■ **SOURCE DATA**:
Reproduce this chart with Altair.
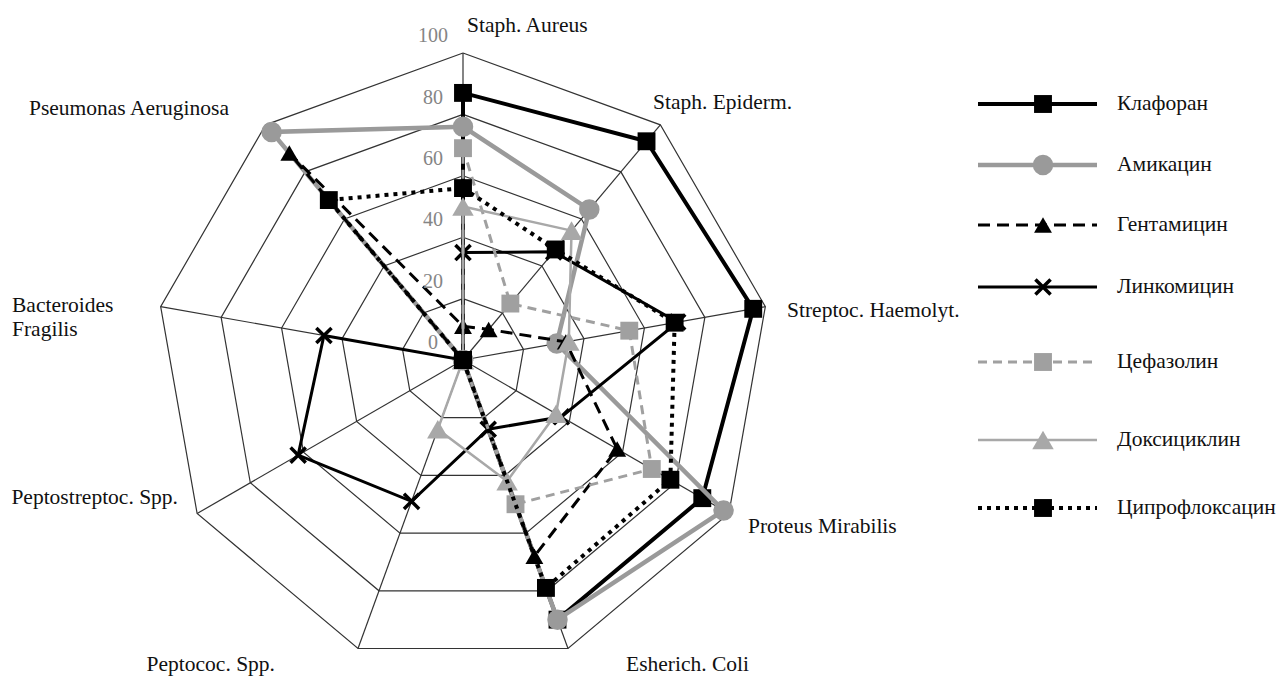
import altair as alt
import pandas as pd

# ---------------- data ----------------
categories = ["Staph. Aureus", "Staph. Epiderm.", "Streptoc. Haemolyt.", "Proteus Mirabilis",
              "Esherich. Coli", "Peptococ. Spp.", "Peptostreptoc. Spp.", "Bacteroides\nFragilis",
              "Pseumonas Aeruginosa"]
drugs = ["Клафоран", "Амикацин", "Гентамицин", "Линкомицин", "Цефазолин", "Доксициклин", "Ципрофлоксацин"]

klaforan = [87, 93, 96, 90, 90, 0, 0, 0, 0]
amikacin = [76, 64, 31, 98, 90, 0, 0, 0, 97]
gentamicin = [11, 13, 34, 58, 68, 0, 0, 0, 88]
linkomicin = [35, 46, 71, 37, 24, 49, 62, 46, 0]
cefazolin = [69, 24, 55, 71, 50, 0, 0, 0, 0]
doxycycline = [50, 55, 35, 35, 42, 24, 0, 0, 0]
ciprofloxacin = [56, 47, 70, 78, 79, 0, 0, 0, 68]
series_values = [klaforan, amikacin, gentamicin, linkomicin, cefazolin, doxycycline, ciprofloxacin]

ring_levels = [20, 40, 60, 80, 100]
tick_values = [0, 20, 40, 60, 80, 100]
tick_labels = ["0", "20", "40", "60", "80", "100"]

# ---------------- layout (page pixels) ----------------
CX, CY, K = 463, 360, 3.07          # radar centre and px per unit
W, H = 1269, 672
X0 = -(CX - 8) / K
X1 = X0 + W / K
Y1 = (CY - 8) / K
Y0 = Y1 - H / K


def ux(px):
    return (px - CX) / K


def uy(py):
    return (CY - py) / K


STEP = 360 / len(categories)
xs = alt.Scale(domain=[X0, X1], nice=False, zero=False)
ys = alt.Scale(domain=[Y0, Y1], nice=False, zero=False)
POLAR = dict(x="datum.r * sin(datum.a * PI / 180)", y="datum.r * cos(datum.a * PI / 180)")
XE = alt.X("x:Q", scale=xs, axis=None)
YE = alt.Y("y:Q", scale=ys, axis=None)

FONT = "Liberation Serif"
LABEL_SIZE = 21.5

# styles per drug
X_PATH = "M-1,-1L1,1M-1,1L1,-1"
styles = [
    dict(color="#000000", width=4, dash=None, shape="square", size=320, filled=True),
    dict(color="#9a9a9a", width=4.5, dash=None, shape="circle", size=420, filled=True),
    dict(color="#000000", width=3, dash=[12, 7], shape="triangle-up", size=320, filled=True),
    dict(color="#000000", width=3, dash=None, shape=X_PATH, size=230, filled=False),
    dict(color="#a0a0a0", width=3, dash=[9, 6], shape="square", size=320, filled=True),
    dict(color="#a8a8a8", width=2.5, dash=None, shape="triangle-up", size=460, filled=True),
    dict(color="#000000", width=4, dash=[4, 5], shape="square", size=320, filled=True),
]

layers = []

# ---- grid rings ----
ring_rows = []
for lv in ring_levels:
    for k in range(len(categories) + 1):
        ring_rows.append(dict(level=lv, k=k, r=lv, a=(k % len(categories)) * STEP))
rings = alt.Chart(pd.DataFrame(ring_rows)).transform_calculate(**POLAR).mark_line(
    color="#333333", strokeWidth=1.2).encode(x=XE, y=YE, detail="level:N", order="k:Q")
layers.append(rings)

# ---- spokes ----
spoke_rows = []
for i in range(len(categories)):
    for r in [0, 100]:
        spoke_rows.append(dict(cat=i, r=r, a=i * STEP))
spokes = alt.Chart(pd.DataFrame(spoke_rows)).transform_calculate(**POLAR).mark_line(
    color="#333333", strokeWidth=1.2).encode(x=XE, y=YE, detail="cat:N")
layers.append(spokes)


def marker_kwargs(st):
    if st["filled"]:
        return dict(shape=st["shape"], size=st["size"], filled=True, color=st["color"], opacity=1)
    return dict(shape=st["shape"], size=st["size"], filled=False, color=st["color"],
                strokeWidth=3.5, opacity=1)


# ---- series ----
for name, vals, st in zip(drugs, series_values, styles):
    n = len(categories)
    rows = [dict(drug=name, k=k, r=vals[k % n], a=(k % n) * STEP) for k in range(n + 1)]
    df = pd.DataFrame(rows)
    lkw = dict(color=st["color"], strokeWidth=st["width"])
    if st["dash"]:
        lkw["strokeDash"] = st["dash"]
    line = alt.Chart(df).transform_calculate(**POLAR).mark_line(**lkw).encode(
        x=XE, y=YE, order="k:Q")
    layers.append(line)
    pts = alt.Chart(df[df.k < n]).transform_calculate(**POLAR).mark_point(
        **marker_kwargs(st)).encode(x=XE, y=YE)
    layers.append(pts)

# ---- category labels ----
label_anchor_px = [(467, 26, "left"), (653, 103, "left"), (787, 311, "left"), (748, 527, "left"),
                   (626, 665, "left"), (275, 665, "right"), (178, 498, "right"), (12, 306, "left"),
                   (229, 109, "right")]
for cat, (px, py, al) in zip(categories, label_anchor_px):
    t = alt.Chart(pd.DataFrame([dict(label=cat, x=ux(px), y=uy(py))])).mark_text(
        align=al, baseline="middle", font=FONT, fontSize=LABEL_SIZE, color="#111111",
        lineBreak="\n", lineHeight=24).encode(x=XE, y=YE, text="label:N")
    layers.append(t)

# ---- ring value labels ----
tick_df = pd.DataFrame(dict(label=tick_labels, r=tick_values))
ticks = alt.Chart(tick_df).transform_calculate(
    x=str(ux(433)), y="datum.r + 5.5").mark_text(
    align="center", baseline="middle", font=FONT, fontSize=20, color="#858585").encode(
    x=XE, y=YE, text="label:N")
layers.append(ticks)

# ---- legend ----
legend_row_px = [104, 165, 225, 287, 362, 440, 508]
for name, st, py in zip(drugs, styles, legend_row_px):
    ly = uy(py)
    rkw = dict(color=st["color"], strokeWidth=st["width"])
    if st["dash"]:
        rkw["strokeDash"] = st["dash"]
    seg = alt.Chart(pd.DataFrame([dict(x=ux(978), x2=ux(1097), y=ly)])).mark_rule(**rkw).encode(
        x=XE, x2="x2:Q", y=YE)
    layers.append(seg)
    mk = alt.Chart(pd.DataFrame([dict(x=ux(1043), y=ly)])).mark_point(
        **marker_kwargs(st)).encode(x=XE, y=YE)
    layers.append(mk)
    tx = alt.Chart(pd.DataFrame([dict(label=name, x=ux(1117), y=ly)])).mark_text(
        align="left", baseline="middle", font=FONT, fontSize=LABEL_SIZE, color="#111111").encode(
        x=XE, y=YE, text="label:N")
    layers.append(tx)

chart = alt.layer(*layers).properties(
    width=W, height=H, padding=0, autosize=alt.AutoSizeParams(type="none")
).configure_view(stroke=None)

chart.save("out.html", embed_options={"renderer": "svg", "actions": False})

■ **EXERCISE DETAILS**: Repeat, with no pictures, each line from the beginning of the data through the line containing "return (CY - py) / K", inclusive.

■ **EXPECTED ANSWER**:
Reproduce this chart with Altair.
import altair as alt
import pandas as pd

# ---------------- data ----------------
categories = ["Staph. Aureus", "Staph. Epiderm.", "Streptoc. Haemolyt.", "Proteus Mirabilis",
              "Esherich. Coli", "Peptococ. Spp.", "Peptostreptoc. Spp.", "Bacteroides\nFragilis",
              "Pseumonas Aeruginosa"]
drugs = ["Клафоран", "Амикацин", "Гентамицин", "Линкомицин", "Цефазолин", "Доксициклин", "Ципрофлоксацин"]

klaforan = [87, 93, 96, 90, 90, 0, 0, 0, 0]
amikacin = [76, 64, 31, 98, 90, 0, 0, 0, 97]
gentamicin = [11, 13, 34, 58, 68, 0, 0, 0, 88]
linkomicin = [35, 46, 71, 37, 24, 49, 62, 46, 0]
cefazolin = [69, 24, 55, 71, 50, 0, 0, 0, 0]
doxycycline = [50, 55, 35, 35, 42, 24, 0, 0, 0]
ciprofloxacin = [56, 47, 70, 78, 79, 0, 0, 0, 68]
series_values = [klaforan, amikacin, gentamicin, linkomicin, cefazolin, doxycycline, ciprofloxacin]

ring_levels = [20, 40, 60, 80, 100]
tick_values = [0, 20, 40, 60, 80, 100]
tick_labels = ["0", "20", "40", "60", "80", "100"]

# ---------------- layout (page pixels) ----------------
CX, CY, K = 463, 360, 3.07          # radar centre and px per unit
W, H = 1269, 672
X0 = -(CX - 8) / K
X1 = X0 + W / K
Y1 = (CY - 8) / K
Y0 = Y1 - H / K


def ux(px):
    return (px - CX) / K


def uy(py):
    return (CY - py) / K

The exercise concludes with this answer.